Just 10km away, electricity had reached Tumul, but it was more a curse, said villagers. In order to pocket money meant for the poles, the electricity department had allegedly pitched bamboo sticks and the lines ran so low as to almost touch the ground. Three villagers and some 10 buffaloes died in three years.

In neighbouring Begusarai district, Diha village had electricity till 1984. That was when a massive flood had washed away electric poles. Since then, no official had looked at the possibility of reinstalling the poles and reinstating electricity.

In Dauvi, about 50km from Darbhanga, there was no power despite the village being located just opposite an electricity sub-station. An engineer confessed that they had submitted a plan to electrify the village 10 years ago, but were still awaiting orders and funds to purchase 500m of wire.

Social scientist Prof. Dharmindra Kumar Singh, who was farming in his ancestral village in Samastipur district, was shocked to read a newspaper report that funds had been spent on maintaining a tube-well. "The tube-well had been defunct and unused for over eight years. It was a shock to learn that it was a live pump in government records and funds had been allocated over eight years for its maintenance," he said.

A friend who became chairman of a municipal corporation in a sleepy Uttar Pradesh town relates a tale of similar rot in our democratic system. Within a month of taking office, there was a stream of visitors to his residence – representatives of contractor associations, traders federations, hawkers unions and the like with bags full of notes as 'monthly nazrana'. It was an instant lesson on how small-time politicians in towns and villages have fleets of SUVs and lead a luxurious life. As public representatives below MLAs, including councillors, panchayat members or chairmen of nagar palikas are not paid salaries and so have been indirectly given licences to raise money through corrupt means by colluding with the bureaucracy.

A must-read

Award-winning investigative journalist Josy Joseph's book, A Feast of Vultures, brings to the surface a narrative that calls for the cry of change in India. Exposing how our democratic system has been hijacked long ago, the book is explosive and frightening. It contains damning evidence against some of the largest businesses in India and highly-established politicians.

The story is big and a telltale comment on how politicians, the mainstream media, political and security analysts have worked to create an ill-informed and often abusive and intolerant discourse. The majority of those living in India's 6,38,000 villages find themselves besieged. Access to governance is still a mirage. Inherent to most Indians' DNA is to remain as aloof from the government structures and officials as you can.

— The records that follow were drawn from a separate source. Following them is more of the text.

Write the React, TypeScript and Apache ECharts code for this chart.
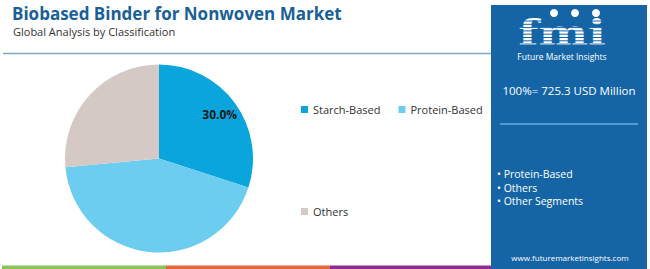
import React, { useEffect, useRef } from "react";
import * as echarts from "echarts";

const categories = ["Starch-Based", "Protein-Based", "Others"];
const shares = [30.0, 43.5, 26.5];
const sliceColors = ["#0aa5dc", "#6dcdf0", "#d5c9c5"];
const legendRow1 = ["Starch-Based", "Protein-Based"];
const legendRow2 = ["Others"];
const panelBullets = ["• Protein-Based", "• Others", "• Other Segments"];
const totalLabel = "100%= 725.3 USD Million";
const labelledSlices = ["Starch-Based"];

const PANEL = "#1565a6";
const FONT = "'Open Sans', sans-serif";

export default function App() {
  const ref = useRef<HTMLDivElement>(null);
  useEffect(() => {
    document.body.style.margin = "0";
    const chart = echarts.init(ref.current!, undefined, { renderer: "svg" });
    const data = categories.map((name, i) => ({
      name,
      value: shares[i],
      itemStyle: { color: sliceColors[i] },
    }));
    const stripes: any[] = [];
    for (let y = 21; y <= 47; y += 3.3) {
      stripes.push({
        type: "line",
        shape: { x1: 510, y1: y, x2: 616, y2: y },
        style: { stroke: PANEL, lineWidth: 1 },
        z: 12,
      });
    }
    chart.setOption({
      animation: false,
      title: [
        {
          text: "Biobased Binder for Nonwoven Market",
          left: 7,
          top: 0,
          textStyle: { fontFamily: FONT, fontWeight: "bold", fontSize: 17, color: "#1a5f97" },
        },
        {
          text: "Global Analysis by Classification",
          left: 8,
          top: 21,
          textStyle: { fontFamily: FONT, fontWeight: "normal", fontSize: 11, color: "#333333" },
        },
      ],
      legend: [
        {
          data: legendRow1,
          left: 296,
          top: 99,
          icon: "rect",
          itemWidth: 7,
          itemHeight: 7,
          itemGap: 18,
          textStyle: { fontFamily: FONT, fontSize: 11, color: "#333333" },
          selectedMode: false,
        },
        {
          data: legendRow2,
          left: 296,
          top: 201,
          icon: "rect",
          itemWidth: 7,
          itemHeight: 7,
          textStyle: { fontFamily: FONT, fontSize: 11, color: "#333333" },
          selectedMode: false,
        },
      ],
      series: [
        {
          type: "pie",
          center: [159, 158.5],
          radius: [0, 94],
          startAngle: 90,
          clockwise: true,
          silent: true,
          label: { show: false },
          labelLine: { show: false },
          data,
        },
        {
          type: "pie",
          center: [159, 158.5],
          radius: [50, 94],
          startAngle: 90,
          clockwise: true,
          silent: true,
          legendHoverLink: false,
          itemStyle: { color: "rgba(0,0,0,0)" },
          labelLine: { show: false },
          data: categories.map((name, i) => ({
            name,
            value: shares[i],
            itemStyle: { color: "rgba(0,0,0,0)" },
            label: {
              show: labelledSlices.includes(name),
              position: "inside",
              formatter: (p: any) => p.value.toFixed(1) + "%",
              fontFamily: FONT,
              fontWeight: "bold",
              fontSize: 12,
              color: "#1a1a1a",
            },
          })),
        },
      ],
      graphic: [
        {
          type: "line",
          shape: { x1: 3, y1: 53.5, x2: 491, y2: 53.5 },
          style: { stroke: "#7eaac6", lineWidth: 1.5 },
        },
        { type: "rect", shape: { x: 2, y: 265.5, width: 164, height: 3.5 }, style: { fill: "#8dc15a" } },
        { type: "rect", shape: { x: 166, y: 265.5, width: 164, height: 3.5 }, style: { fill: "#e06a3c" } },
        { type: "rect", shape: { x: 330, y: 265.5, width: 163, height: 3.5 }, style: { fill: "#8b2f8f" } },
        { type: "rect", shape: { x: 491, y: 5, width: 156, height: 264 }, style: { fill: PANEL }, z: 10 },
        {
          type: "text",
          x: 562,
          y: 32,
          scaleX: 1.3,
          style: {
            text: "fmi",
            fill: "#ffffff",
            font: "bold 36px 'DejaVu Serif', serif",
            align: "center",
            verticalAlign: "middle",
          },
          z: 11,
        },
        ...stripes,
        { type: "circle", shape: { cx: 554, cy: 13, r: 4 }, style: { fill: "#ffffff" }, z: 13 },
        { type: "circle", shape: { cx: 575, cy: 13, r: 4 }, style: { fill: "#ffffff" }, z: 13 },
        { type: "circle", shape: { cx: 596, cy: 13, r: 4 }, style: { fill: "#ffffff" }, z: 13 },
        {
          type: "text",
          x: 562,
          y: 56,
          style: { text: "Future Market Insights", fill: "#ffffff", font: `8.5px ${FONT}`, align: "center", verticalAlign: "middle" },
          z: 13,
        },
        {
          type: "text",
          x: 569,
          y: 90,
          style: { text: totalLabel, fill: "#ffffff", font: `11.5px ${FONT}`, align: "center", verticalAlign: "middle" },
          z: 13,
        },
        {
          type: "line",
          shape: { x1: 500, y1: 124, x2: 638, y2: 124 },
          style: { stroke: "#6aaee0", lineWidth: 1.5 },
          z: 13,
        },
        ...panelBullets.map((t, i) => ({
          type: "text",
          x: 497,
          y: 174 + i * 13.5,
          style: { text: t, fill: "#ffffff", font: `10.5px ${FONT}`, align: "left", verticalAlign: "middle" },
          z: 13,
        })),
        {
          type: "text",
          x: 570,
          y: 257,
          style: { text: "www.futuremarketinsights.com", fill: "#ffffff", font: `8px ${FONT}`, align: "center", verticalAlign: "middle" },
          z: 13,
        },
      ],
    });
    return () => chart.dispose();
  }, []);
  return <div ref={ref} style={{ width: 650, height: 269 }} />;
}
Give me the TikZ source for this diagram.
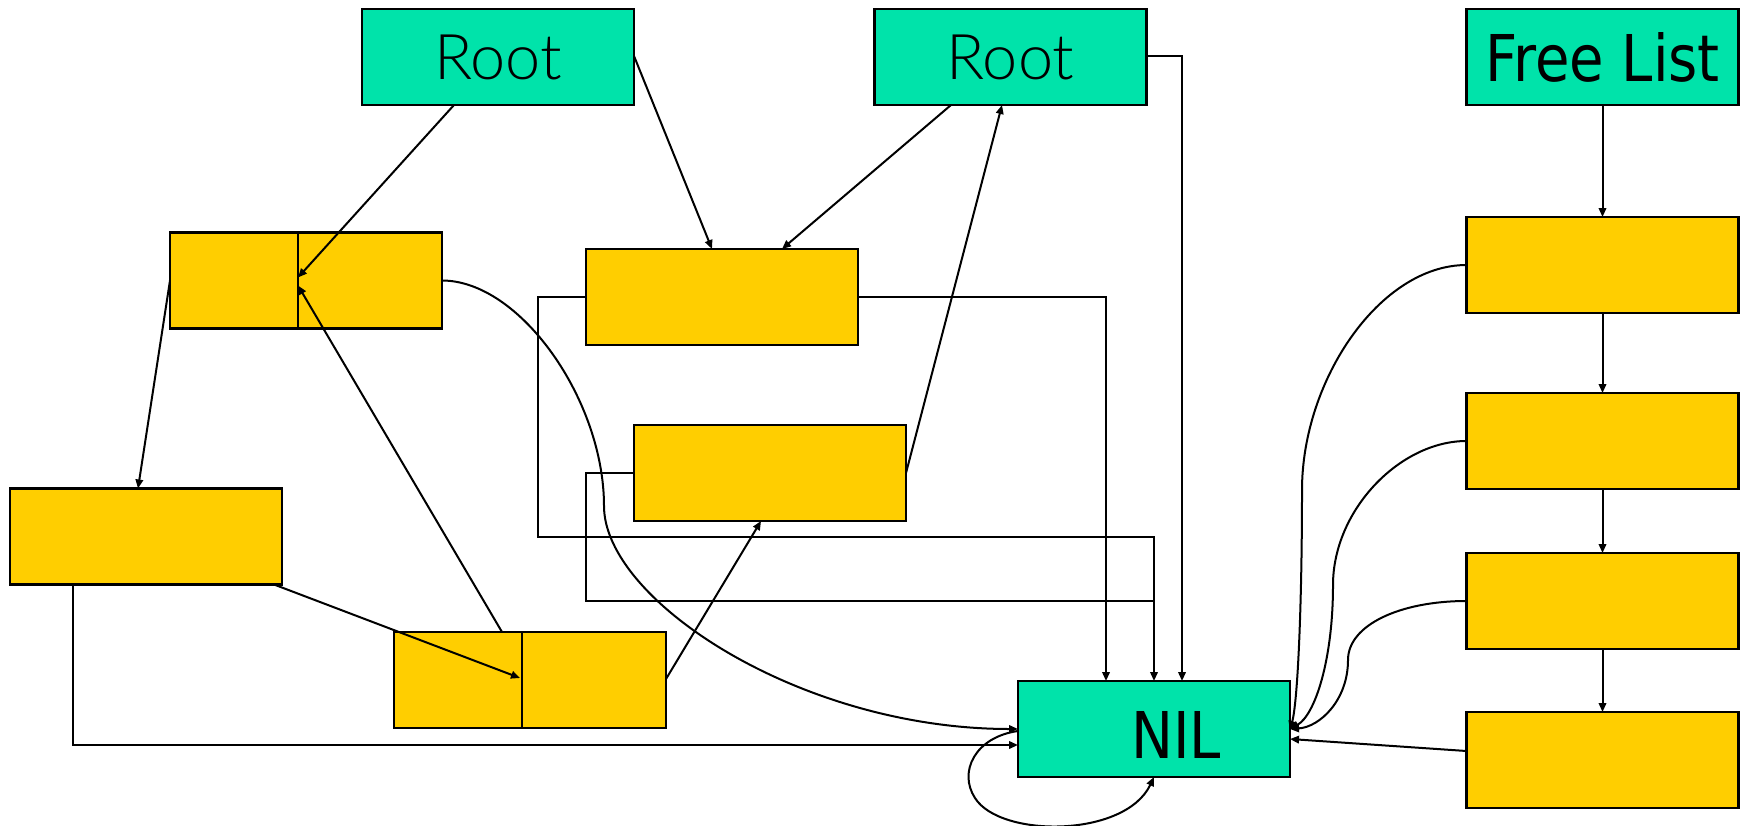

The immediate government face, the policewala and the patwari symbolise corruption in villages and towns. This has led to a thriving business of intermediaries and middlemen. They even hold kangaroo courts as courts are costly and appallingly slow. According to estimates, it will take about 320 years to dispose of the over three crore cases pending in Indian courts.

This story of pathos is not limited to villages. The book reveals how some industrial houses practically own the country and exposes the shadowy men who run the nation's politics.

A Feast of Vultures clinically examines and documents the crisis gripping the world's largest democracy. The question is, has the Westminster system of democracy really empowered the country, riddled with the divisions of caste, community and identity? Not many representatives who reach assemblies and parliament get more than 20-30 per cent votes, meaning that a majority in their own constituencies have not voted for them.

A system has to be put in place, where it should be ensured that a representative gets at least gets 51 per cent of polled votes. In the last Lok Sabha election, the BJP's advertisement blitzkrieg portraying the Gujarat model of development as a panacea for all ills did touch the imagination of floating voters, who vote on issues of development cutting across caste and community lines.

But last heard, villagers of Tumul in Bihar were still cursing electrification, which instead of giving them light had taken the lives of people and animals.